◆ RECORDED INFORMATION
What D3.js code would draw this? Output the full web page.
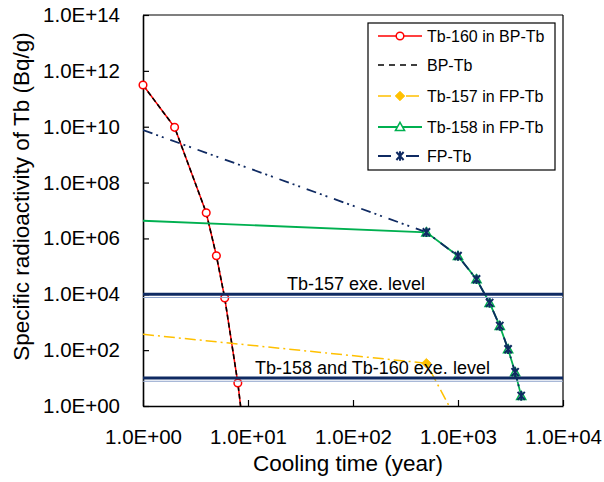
<!DOCTYPE html>
<html>
<head>
<meta charset="utf-8">
<script src="https://cdn.jsdelivr.net/npm/d3@7"></script>
<style>
  html, body { margin: 0; padding: 0; background: #fff; }
  svg { display: block; font-family: "Liberation Sans", Arial, sans-serif; }
</style>
</head>
<body>
<svg id="chart" width="604" height="482"></svg>
<script>
// Cooling time (years) and specific radioactivity (Bq/g) of terbium
const bpYears = [1, 2, 4, 5, 6, 8, 10];
const tb160InBP = [3.1e11, 9.5e9, 8.3e6, 2.4e5, 7.4e3, 6.7, 0.006];
const bpTb = [3.1e11, 9.5e9, 8.3e6, 2.4e5, 7.4e3, 6.7, 0.006];

const tb157Years = [1, 500, 1000, 1500];
const tb157InFP = [370, 34, 0.25, 0.002];

const fpYears = [1, 500, 1000, 1500, 2000, 2500, 3000, 3500, 4000];
const tb158InFP = [4.3e6, 1.66e6, 2.35e5, 3.45e4, 4.9e3, 740, 108, 16.3, 2.3];
const fpTb = [7.6e9, 1.66e6, 2.35e5, 3.45e4, 4.9e3, 740, 108, 16.3, 2.3];

// Exemption levels (Bq/g)
const exemptionLevels = [1e4, 1e1];
const exemptionLabels = ["Tb-157 exe. level", "Tb-158 and Tb-160 exe. level"];

const xTicks = [1e0, 1e1, 1e2, 1e3, 1e4];
const yTicks = [1e0, 1e2, 1e4, 1e6, 1e8, 1e10, 1e12, 1e14];

const legendLabels = ["Tb-160 in BP-Tb", "BP-Tb", "Tb-157 in FP-Tb", "Tb-158 in FP-Tb", "FP-Tb"];

const svg = d3.select("#chart");
const margin = { left: 143, right: 41, top: 15, bottom: 76 };
const W = 604, H = 482;
const pw = W - margin.left - margin.right;
const ph = H - margin.top - margin.bottom;

const x = d3.scaleLog().domain([1, 1e4]).range([0, pw]);
const y = d3.scaleLog().domain([1, 1e14]).range([ph, 0]);

const fmt = v => "1.0E+" + String(Math.round(Math.log10(v))).padStart(2, "0");

const g = svg.append("g").attr("transform", `translate(${margin.left},${margin.top})`);

const defs = svg.append("defs");
defs.append("clipPath").attr("id", "plotClip")
  .append("rect").attr("x", 0).attr("y", 0).attr("width", pw).attr("height", ph);
defs.append("clipPath").attr("id", "markClip")
  .append("rect").attr("x", -8).attr("y", -8).attr("width", pw + 16).attr("height", ph + 8);

// frame: top and right edges
g.append("line").attr("x1", 0).attr("x2", pw).attr("y1", 0).attr("y2", 0)
  .attr("stroke", "#000").attr("stroke-width", 1.2);
g.append("line").attr("x1", pw).attr("x2", pw).attr("y1", 0).attr("y2", ph)
  .attr("stroke", "#000").attr("stroke-width", 1.2);

// axes with inward ticks
const xAxis = d3.axisBottom(x).tickValues(xTicks).tickFormat(fmt)
  .tickSizeInner(-6).tickSizeOuter(0).tickPadding(23);
const yAxis = d3.axisLeft(y).tickValues(yTicks).tickFormat(fmt)
  .tickSizeInner(-6).tickSizeOuter(0).tickPadding(23);

const gx = g.append("g").attr("transform", `translate(0,${ph})`).call(xAxis);
const gy = g.append("g").call(yAxis);
[gx, gy].forEach(a => {
  a.select(".domain").attr("stroke", "#000").attr("stroke-width", 1.6);
  a.selectAll(".tick line").attr("stroke", "#000").attr("stroke-width", 1.2);
  a.selectAll(".tick text").attr("fill", "#000")
    .style("font-size", "20.5px").style("font-family", '"Liberation Sans", Arial, sans-serif');
});

// axis titles
svg.append("text").attr("x", margin.left + pw / 2 - 5).attr("y", 471)
  .attr("text-anchor", "middle").style("font-size", "22.5px").attr("fill", "#000")
  .text("Cooling time (year)");
svg.append("text").attr("transform", "translate(28.5,196.5) rotate(-90)")
  .attr("text-anchor", "middle").style("font-size", "22.5px").attr("fill", "#000")
  .text("Specific radioactivity of Tb (Bq/g)");

const line = d3.line().x(d => x(d[0])).y(d => y(d[1]));
const plot = g.append("g").attr("clip-path", "url(#plotClip)");
const marks = g.append("g").attr("clip-path", "url(#markClip)");

const zip = (a, b) => a.map((t, i) => [t, b[i]]);

// marker symbol drawers
function circleMark(sel, col) {
  sel.append("circle").attr("r", 3.8).attr("fill", "#fff").attr("stroke", col).attr("stroke-width", 1.5);
}
function diamondMark(sel, col) {
  sel.append("path").attr("d", "M0,-4.8L4.8,0L0,4.8L-4.8,0Z").attr("fill", col).attr("stroke", col).attr("stroke-width", 0.8);
}
function triangleMark(sel, col) {
  sel.append("path").attr("d", "M0,-4.6L4.6,3.6L-4.6,3.6Z").attr("fill", "#fff").attr("stroke", col).attr("stroke-width", 1.5);
}
function starMark(sel, col) {
  sel.append("path").attr("d", "M-3.6,-4L3.6,4M-3.6,4L3.6,-4M0,-4.8L0,4.8")
    .attr("fill", "none").attr("stroke", col).attr("stroke-width", 2);
}

const series = [
  { name: legendLabels[0], data: zip(bpYears, tb160InBP), color: "#FF0000", width: 1.5, dash: null, mark: circleMark, skipFirst: false },
  { name: legendLabels[1], data: zip(bpYears, bpTb), color: "#000000", width: 1.6, dash: "5,3", mark: null },
  { name: legendLabels[2], data: zip(tb157Years, tb157InFP), color: "#FFC000", width: 1.5, dash: "11,4,2,4", mark: diamondMark, skipFirst: true },
  { name: legendLabels[3], data: zip(fpYears, tb158InFP), color: "#00B050", width: 1.8, dash: null, mark: triangleMark, skipFirst: true },
  { name: legendLabels[4], data: zip(fpYears, fpTb), color: "#0F2A62", width: 1.8, dash: "10,4,2,4,2,7", mark: starMark, skipFirst: true }
];

series.forEach(s => {
  plot.append("path").datum(s.data).attr("d", line)
    .attr("fill", "none").attr("stroke", s.color).attr("stroke-width", s.width)
    .attr("stroke-dasharray", s.dash);
  if (s.mark) {
    const pts = s.skipFirst ? s.data.slice(1) : s.data;
    marks.selectAll(null).data(pts).enter().append("g")
      .attr("transform", d => `translate(${x(d[0])},${y(d[1])})`)
      .each(function () { s.mark(d3.select(this), s.color); });
  }
});

// exemption level lines
exemptionLevels.forEach(v => {
  g.append("line").attr("x1", 0).attr("x2", pw).attr("y1", y(v)).attr("y2", y(v))
    .attr("stroke", "#0F2A62").attr("stroke-width", 3);
  g.append("line").attr("x1", 0).attr("x2", pw).attr("y1", y(v) + 3.2).attr("y2", y(v) + 3.2)
    .attr("stroke", "#8EA3CC").attr("stroke-width", 1);
});
const labelX = [356, 372.5];
exemptionLevels.forEach((v, i) => {
  svg.append("text").attr("x", labelX[i]).attr("y", margin.top + y(v) - 4.5)
    .attr("text-anchor", "middle").style("font-size", "18px").attr("fill", "#000")
    .text(exemptionLabels[i]);
});

// legend
const lg = svg.append("g").attr("transform", "translate(368,23)");
lg.append("rect").attr("width", 187).attr("height", 147)
  .attr("fill", "#fff").attr("stroke", "#000").attr("stroke-width", 1.2);
const rowY = [13, 42, 73, 104, 133];
series.forEach((s, i) => {
  const row = lg.append("g").attr("transform", `translate(0,${rowY[i]})`);
  row.append("line").attr("x1", 10).attr("x2", 54).attr("y1", 0).attr("y2", 0)
    .attr("stroke", s.color).attr("stroke-width", s.width)
    .attr("stroke-dasharray", s.dash === "5,3" ? "6,5" : (s.dash ? "13,7,2,6" : null));
  if (s.mark) {
    const m = row.append("g").attr("transform", "translate(32,0)");
    if (s.mark === starMark) {
      m.append("rect").attr("x", -6).attr("y", -6).attr("width", 12).attr("height", 12).attr("fill", "#fff");
    }
    s.mark(m, s.color);
  }
  row.append("text").attr("x", 59).attr("y", 5.8).style("font-size", "16px").attr("fill", "#000").text(s.name);
});
</script>
</body>
</html>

◆ PROBLEM TO SOLVE
Please take the lines from the beginning of the data above through the line holding "const ph = H - margin.top - margin.bottom;" and transcribe them exactly, without any pictures.

◆ EXERCISE RESULT
What D3.js code would draw this? Output the full web page.
<!DOCTYPE html>
<html>
<head>
<meta charset="utf-8">
<script src="https://cdn.jsdelivr.net/npm/d3@7"></script>
<style>
  html, body { margin: 0; padding: 0; background: #fff; }
  svg { display: block; font-family: "Liberation Sans", Arial, sans-serif; }
</style>
</head>
<body>
<svg id="chart" width="604" height="482"></svg>
<script>
// Cooling time (years) and specific radioactivity (Bq/g) of terbium
const bpYears = [1, 2, 4, 5, 6, 8, 10];
const tb160InBP = [3.1e11, 9.5e9, 8.3e6, 2.4e5, 7.4e3, 6.7, 0.006];
const bpTb = [3.1e11, 9.5e9, 8.3e6, 2.4e5, 7.4e3, 6.7, 0.006];

const tb157Years = [1, 500, 1000, 1500];
const tb157InFP = [370, 34, 0.25, 0.002];

const fpYears = [1, 500, 1000, 1500, 2000, 2500, 3000, 3500, 4000];
const tb158InFP = [4.3e6, 1.66e6, 2.35e5, 3.45e4, 4.9e3, 740, 108, 16.3, 2.3];
const fpTb = [7.6e9, 1.66e6, 2.35e5, 3.45e4, 4.9e3, 740, 108, 16.3, 2.3];

// Exemption levels (Bq/g)
const exemptionLevels = [1e4, 1e1];
const exemptionLabels = ["Tb-157 exe. level", "Tb-158 and Tb-160 exe. level"];

const xTicks = [1e0, 1e1, 1e2, 1e3, 1e4];
const yTicks = [1e0, 1e2, 1e4, 1e6, 1e8, 1e10, 1e12, 1e14];

const legendLabels = ["Tb-160 in BP-Tb", "BP-Tb", "Tb-157 in FP-Tb", "Tb-158 in FP-Tb", "FP-Tb"];

const svg = d3.select("#chart");
const margin = { left: 143, right: 41, top: 15, bottom: 76 };
const W = 604, H = 482;
const pw = W - margin.left - margin.right;
const ph = H - margin.top - margin.bottom;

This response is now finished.